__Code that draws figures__
..............................

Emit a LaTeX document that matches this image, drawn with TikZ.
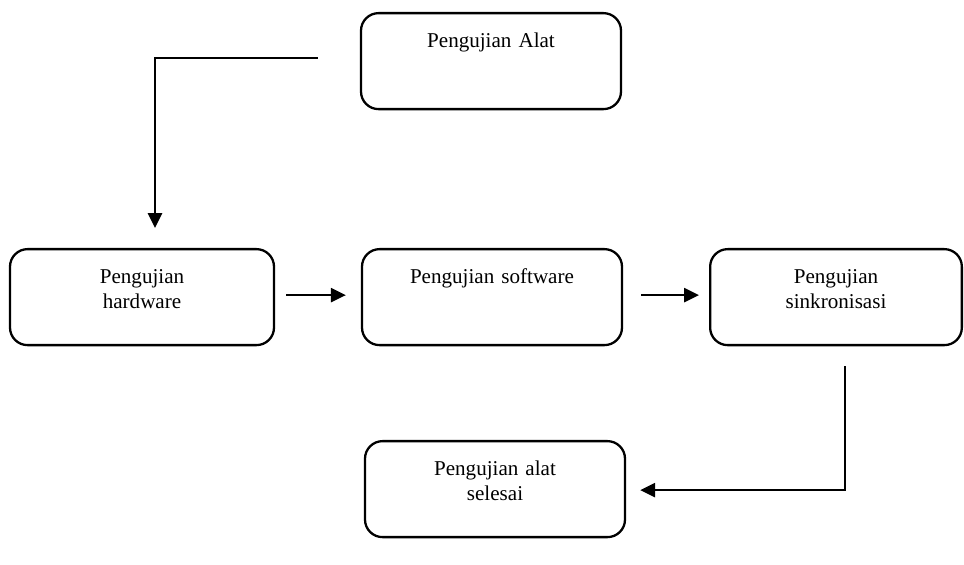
\documentclass[tikz,border=0pt]{standalone}
\usepackage{fontspec}
\setmainfont{Liberation Serif}
\usetikzlibrary{arrows.meta,positioning,calc}

\begin{document}
\begin{tikzpicture}[
  >={Triangle[length=8.5pt,width=8pt]},
  box/.style={draw, line width=1.3pt, rounded corners=10pt, anchor=north,
              align=center, text width=4.8cm, minimum width=5.2cm,
              inner ysep=0pt, text height=0.68cm, text depth=1.24cm,
              font=\fontsize{12}{14.5}\selectfont},
  e/.style={->, draw, line width=1.3pt}
]
\useasboundingbox (0,0) rectangle (19.28,11.3);

% ---- boxes
\node[box] (alat) at (9.82,11.06) {Pengujian Alat};
\node[box, minimum width=5.28cm] (hw) at (2.84,6.34) {Pengujian\\ hardware};
\node[box] (sw) at (9.84,6.34) {Pengujian software};
\node[box, minimum width=5.0cm] (sink) at (16.72,6.34) {Pengujian\\ sinkronisasi};
\node[box] (done) at (9.9,2.5) {Pengujian alat\\ selesai};

% ---- edges
\draw[e] ($(alat.west)+(-0.84,0.06)$) -| ($(hw.north)+(0.26,0.4)$);
\draw[e, shorten <=0.22cm, shorten >=0.3cm] ($(hw.east)+(0,0.04)$) -- ($(sw.west)+(0,0.04)$);
\draw[e, shorten <=0.36cm, shorten >=0.2cm] ($(sw.east)+(0,0.04)$) -- ($(sink.west)+(0,0.04)$);
\draw[e] ($(sink.south)+(0.18,-0.4)$) |- ($(done.east)+(0.28,-0.02)$);
\end{tikzpicture}
\end{document}
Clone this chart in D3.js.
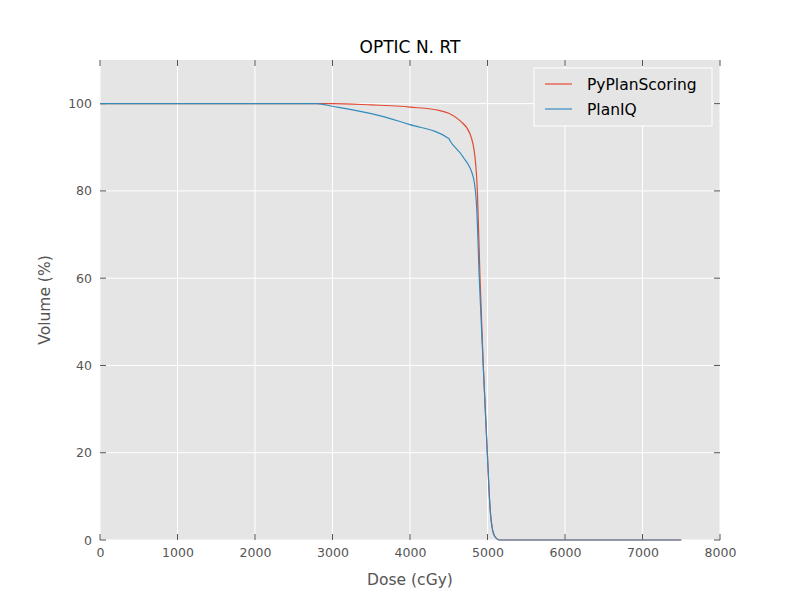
<!DOCTYPE html>
<html><head><meta charset="utf-8">
<script src="https://cdn.jsdelivr.net/npm/d3@7"></script>
<style>body{margin:0;background:#fff}</style></head>
<body><svg id="c" width="800" height="600"></svg>
<script>
const seriesNames = ["PyPlanScoring", "PlanIQ"];
const colors = ["#E24A33", "#348ABD"];
const pyDose = [0,2800,3000,3500,3871,4000,4387,4500,4645,4774,4839,4869,4903,4946,4998,5032,5075,5118,5150,6000,7500];
const pyVol  = [100,100,100,99.7,99.4,99.2,98.4,97.8,96.1,93.1,87.7,80,60.3,39.7,19.9,7.6,1.6,0.3,0,0,0];
const iqDose = [0,2800,3000,3500,3871,4000,4500,4516,4688,4817,4860,4894,4946,4998,5032,5075,5118,5150,6000,7500];
const iqVol  = [100,100,99.4,97.7,95.9,95.2,92.0,91.5,87.7,83.1,76.3,60,39.7,19.9,7.6,1.6,0.3,0,0,0];
const xTicks = [0,1000,2000,3000,4000,5000,6000,7000,8000];
const yTicks = [0,20,40,60,80,100];

const svg = d3.select("#c");
const m = {l:100, r:720, t:60, b:540};
const x = d3.scaleLinear().domain([0,8000]).range([m.l,m.r]);
const y = d3.scaleLinear().domain([0,110]).range([m.b,m.t]);
const font = "DejaVu Sans";
svg.append("rect").attr("x",m.l).attr("y",m.t).attr("width",m.r-m.l).attr("height",m.b-m.t).attr("fill","#E5E5E5");
xTicks.forEach(t=>svg.append("line").attr("x1",x(t)).attr("x2",x(t)).attr("y1",m.t).attr("y2",m.b).attr("stroke","#fff"));
yTicks.forEach(t=>svg.append("line").attr("y1",y(t)).attr("y2",y(t)).attr("x1",m.l).attr("x2",m.r).attr("stroke","#fff"));
const gx = svg.append("g").attr("transform",`translate(0,${m.b})`).call(d3.axisBottom(x).tickValues(xTicks).tickSize(0).tickPadding(8).tickFormat(d3.format("d")));
const gy = svg.append("g").attr("transform",`translate(${m.l},0)`).call(d3.axisLeft(y).tickValues(yTicks).tickSize(0).tickPadding(8));
[gx,gy].forEach(g=>{g.select(".domain").remove();g.selectAll("text").attr("font-family",font).attr("font-size",12.5).attr("fill","#555");});
// tick marks (outward-ish, like mpl ggplot)
xTicks.forEach(t=>{svg.append("line").attr("x1",x(t)).attr("x2",x(t)).attr("y1",m.b-6).attr("y2",m.b).attr("stroke","#555");svg.append("line").attr("x1",x(t)).attr("x2",x(t)).attr("y1",m.t).attr("y2",m.t+6).attr("stroke","#555");});
yTicks.forEach(t=>{svg.append("line").attr("y1",y(t)).attr("y2",y(t)).attr("x1",m.l).attr("x2",m.l+6).attr("stroke","#555");svg.append("line").attr("y1",y(t)).attr("y2",y(t)).attr("x1",m.r-6).attr("x2",m.r).attr("stroke","#555");});

const line = d3.line().x(d=>x(d[0])).y(d=>y(d[1])).curve(d3.curveMonotoneX);
[[pyDose,pyVol],[iqDose,iqVol]].forEach((s,i)=>{
  svg.append("path").attr("d",line(d3.zip(s[0],s[1]))).attr("fill","none").attr("stroke",colors[i]).attr("stroke-width",1.2);
});
svg.append("text").attr("x",410).attr("y",53).attr("text-anchor","middle").attr("font-family",font).attr("font-size",17).text("OPTIC N. RT");
svg.append("text").attr("x",410).attr("y",585).attr("text-anchor","middle").attr("font-family",font).attr("font-size",15.5).attr("fill","#555").text("Dose (cGy)");
svg.append("text").attr("transform","translate(50,300) rotate(-90)").attr("text-anchor","middle").attr("font-family",font).attr("font-size",15.5).attr("fill","#555").text("Volume (%)");
const lg = svg.append("g");
lg.append("rect").attr("x",534).attr("y",68).attr("width",178).attr("height",58).attr("fill","#E5E5E5").attr("stroke","#fff");
seriesNames.forEach((n,i)=>{
  const yy = 84+i*25;
  lg.append("line").attr("x1",545).attr("x2",572).attr("y1",yy).attr("y2",yy).attr("stroke",colors[i]).attr("stroke-width",1.2);
  lg.append("text").attr("x",587).attr("y",yy+6).attr("font-family",font).attr("font-size",15.5).text(n);
});
</script></body></html>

..............................

__Job__
Repeat the material above word for word and skip every image in it.

__The result__
Emit a LaTeX document that matches this image, drawn with TikZ.
\documentclass[tikz,border=0pt]{standalone}
\usepackage{fontspec}
\setmainfont{Liberation Serif}
\usetikzlibrary{arrows.meta,positioning,calc}

\begin{document}
\begin{tikzpicture}[
  >={Triangle[length=8.5pt,width=8pt]},
  box/.style={draw, line width=1.3pt, rounded corners=10pt, anchor=north,
              align=center, text width=4.8cm, minimum width=5.2cm,
              inner ysep=0pt, text height=0.68cm, text depth=1.24cm,
              font=\fontsize{12}{14.5}\selectfont},
  e/.style={->, draw, line width=1.3pt}
]
\useasboundingbox (0,0) rectangle (19.28,11.3);

% ---- boxes
\node[box] (alat) at (9.82,11.06) {Pengujian Alat};
\node[box, minimum width=5.28cm] (hw) at (2.84,6.34) {Pengujian\\ hardware};
\node[box] (sw) at (9.84,6.34) {Pengujian software};
\node[box, minimum width=5.0cm] (sink) at (16.72,6.34) {Pengujian\\ sinkronisasi};
\node[box] (done) at (9.9,2.5) {Pengujian alat\\ selesai};

% ---- edges
\draw[e] ($(alat.west)+(-0.84,0.06)$) -| ($(hw.north)+(0.26,0.4)$);
\draw[e, shorten <=0.22cm, shorten >=0.3cm] ($(hw.east)+(0,0.04)$) -- ($(sw.west)+(0,0.04)$);
\draw[e, shorten <=0.36cm, shorten >=0.2cm] ($(sw.east)+(0,0.04)$) -- ($(sink.west)+(0,0.04)$);
\draw[e] ($(sink.south)+(0.18,-0.4)$) |- ($(done.east)+(0.28,-0.02)$);
\end{tikzpicture}
\end{document}
Clone this chart in D3.js.
<!DOCTYPE html>
<html><head><meta charset="utf-8">
<script src="https://cdn.jsdelivr.net/npm/d3@7"></script>
<style>body{margin:0;background:#fff}</style></head>
<body><svg id="c" width="800" height="600"></svg>
<script>
const seriesNames = ["PyPlanScoring", "PlanIQ"];
const colors = ["#E24A33", "#348ABD"];
const pyDose = [0,2800,3000,3500,3871,4000,4387,4500,4645,4774,4839,4869,4903,4946,4998,5032,5075,5118,5150,6000,7500];
const pyVol  = [100,100,100,99.7,99.4,99.2,98.4,97.8,96.1,93.1,87.7,80,60.3,39.7,19.9,7.6,1.6,0.3,0,0,0];
const iqDose = [0,2800,3000,3500,3871,4000,4500,4516,4688,4817,4860,4894,4946,4998,5032,5075,5118,5150,6000,7500];
const iqVol  = [100,100,99.4,97.7,95.9,95.2,92.0,91.5,87.7,83.1,76.3,60,39.7,19.9,7.6,1.6,0.3,0,0,0];
const xTicks = [0,1000,2000,3000,4000,5000,6000,7000,8000];
const yTicks = [0,20,40,60,80,100];

const svg = d3.select("#c");
const m = {l:100, r:720, t:60, b:540};
const x = d3.scaleLinear().domain([0,8000]).range([m.l,m.r]);
const y = d3.scaleLinear().domain([0,110]).range([m.b,m.t]);
const font = "DejaVu Sans";
svg.append("rect").attr("x",m.l).attr("y",m.t).attr("width",m.r-m.l).attr("height",m.b-m.t).attr("fill","#E5E5E5");
xTicks.forEach(t=>svg.append("line").attr("x1",x(t)).attr("x2",x(t)).attr("y1",m.t).attr("y2",m.b).attr("stroke","#fff"));
yTicks.forEach(t=>svg.append("line").attr("y1",y(t)).attr("y2",y(t)).attr("x1",m.l).attr("x2",m.r).attr("stroke","#fff"));
const gx = svg.append("g").attr("transform",`translate(0,${m.b})`).call(d3.axisBottom(x).tickValues(xTicks).tickSize(0).tickPadding(8).tickFormat(d3.format("d")));
const gy = svg.append("g").attr("transform",`translate(${m.l},0)`).call(d3.axisLeft(y).tickValues(yTicks).tickSize(0).tickPadding(8));
[gx,gy].forEach(g=>{g.select(".domain").remove();g.selectAll("text").attr("font-family",font).attr("font-size",12.5).attr("fill","#555");});
// tick marks (outward-ish, like mpl ggplot)
xTicks.forEach(t=>{svg.append("line").attr("x1",x(t)).attr("x2",x(t)).attr("y1",m.b-6).attr("y2",m.b).attr("stroke","#555");svg.append("line").attr("x1",x(t)).attr("x2",x(t)).attr("y1",m.t).attr("y2",m.t+6).attr("stroke","#555");});
yTicks.forEach(t=>{svg.append("line").attr("y1",y(t)).attr("y2",y(t)).attr("x1",m.l).attr("x2",m.l+6).attr("stroke","#555");svg.append("line").attr("y1",y(t)).attr("y2",y(t)).attr("x1",m.r-6).attr("x2",m.r).attr("stroke","#555");});

const line = d3.line().x(d=>x(d[0])).y(d=>y(d[1])).curve(d3.curveMonotoneX);
[[pyDose,pyVol],[iqDose,iqVol]].forEach((s,i)=>{
  svg.append("path").attr("d",line(d3.zip(s[0],s[1]))).attr("fill","none").attr("stroke",colors[i]).attr("stroke-width",1.2);
});
svg.append("text").attr("x",410).attr("y",53).attr("text-anchor","middle").attr("font-family",font).attr("font-size",17).text("OPTIC N. RT");
svg.append("text").attr("x",410).attr("y",585).attr("text-anchor","middle").attr("font-family",font).attr("font-size",15.5).attr("fill","#555").text("Dose (cGy)");
svg.append("text").attr("transform","translate(50,300) rotate(-90)").attr("text-anchor","middle").attr("font-family",font).attr("font-size",15.5).attr("fill","#555").text("Volume (%)");
const lg = svg.append("g");
lg.append("rect").attr("x",534).attr("y",68).attr("width",178).attr("height",58).attr("fill","#E5E5E5").attr("stroke","#fff");
seriesNames.forEach((n,i)=>{
  const yy = 84+i*25;
  lg.append("line").attr("x1",545).attr("x2",572).attr("y1",yy).attr("y2",yy).attr("stroke",colors[i]).attr("stroke-width",1.2);
  lg.append("text").attr("x",587).attr("y",yy+6).attr("font-family",font).attr("font-size",15.5).text(n);
});
</script></body></html>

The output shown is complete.